Resources: LINK

Overview:

Ada Boosting short for Adaptive Boosting, is a specific type of Boosting algorithm that focuses on improving the accuracy of predictions by combining multiple weak learners into a strong learner. It is particularly known for its simplicity and effectiveness in classification tasks.

How AdaBoost Works:

  1. Base Learners: In AdaBoost, the base learners are typically low-depth trees, also known as stumps. These are simple models that perform slightly better than random guessing.

  2. Sequential Training: AdaBoost trains these stumps sequentially. Each stump is trained to correct the errors made by the previous stumps. This sequential approach ensures that each new model focuses on the data points that were misclassified by earlier models.

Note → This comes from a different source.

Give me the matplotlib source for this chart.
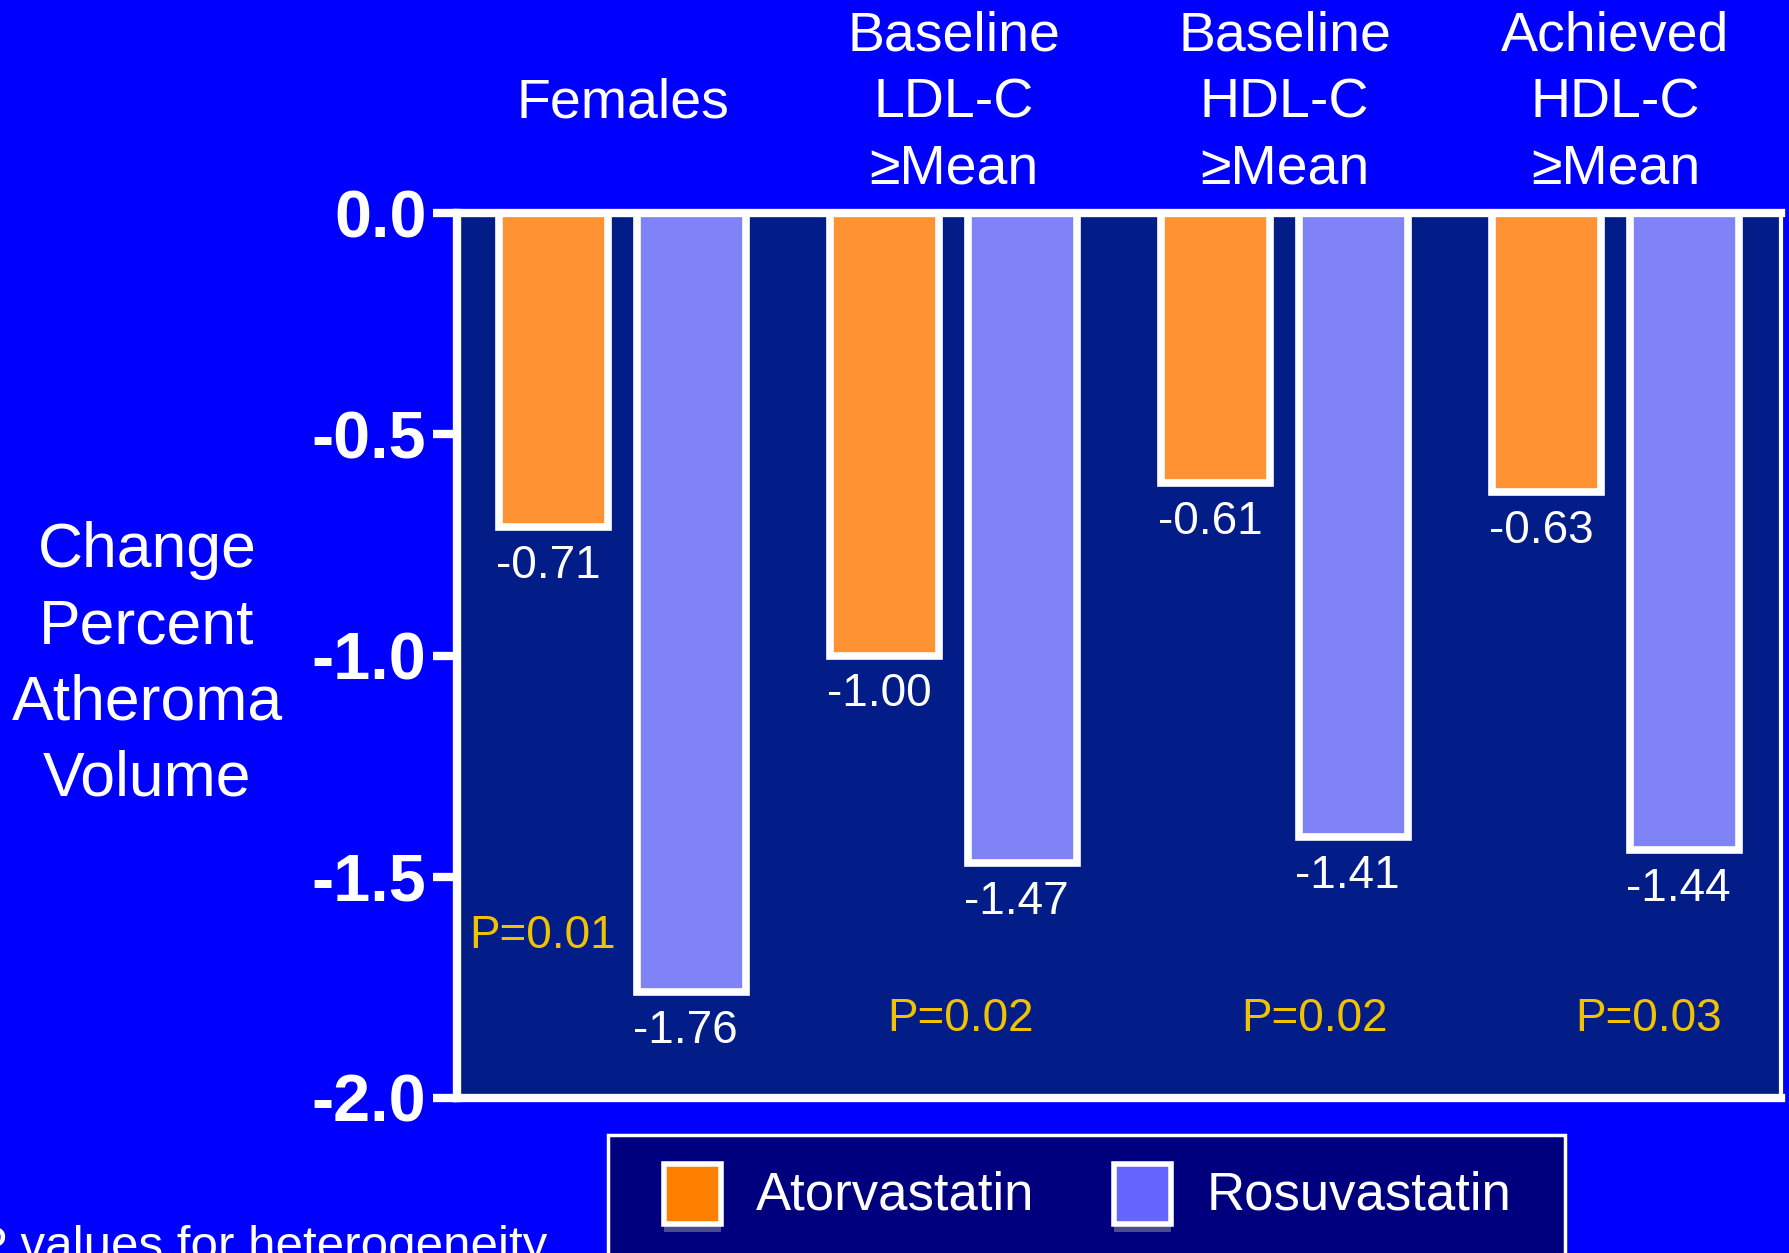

  3. Weighting: After each stump is trained, AdaBoost assigns a weight to it based on its accuracy. More accurate stumps receive higher weights, giving them more influence in the final prediction.

  4. Error Focus: The algorithm increases the weights of the misclassified data points, making them more prominent in the training of the next stump. This ensures that subsequent models pay more attention to the difficult-to-classify instances.

  5. Final Prediction: The final prediction is a weighted sum of the predictions from all the stumps. The stumps with higher accuracy have more say in the final classification.

Further Understanding

Creating a Forest with AdaBoost:

To create a forest using AdaBoost, you start with a Decision Tree or Random Forests approach, but instead of using full-sized trees, you use stumps.

These stumps are trained sequentially, with each one focusing on the errors of the previous stumps.

The final prediction is a weighted sum of the predictions from all the stumps, where more accurate stumps have more influence on the final outcome.

Key Differences from Random Forests:

  • Tree Depth: In Random Forests, full-sized trees are used, and each tree gets an equal say in the final prediction. In contrast, AdaBoost uses low-depth trees (stumps) and assigns different weights to each stump based on its accuracy.

  • Order and Sequence: In AdaBoost, the order of the stumps is important because errors are passed on in sequence. In Random Forests, trees are built independently and simultaneously.

Advantages of AdaBoost:

  • Increased Accuracy: By focusing on the errors of previous models, AdaBoost can significantly improve the accuracy of predictions.
  • Simplicity: AdaBoost is relatively simple to implement and understand compared to other ensemble methods.
  • Flexibility: It can be applied to various types of base models and is not limited to a specific algorithm.

Challenges of AdaBoost:

  • Sensitivity to Noisy Data: AdaBoost can be sensitive to noisy data and outliers, as it focuses heavily on correcting errors.
  • Complexity: While simpler than some other boosting methods, AdaBoost can still be computationally intensive due to its sequential nature.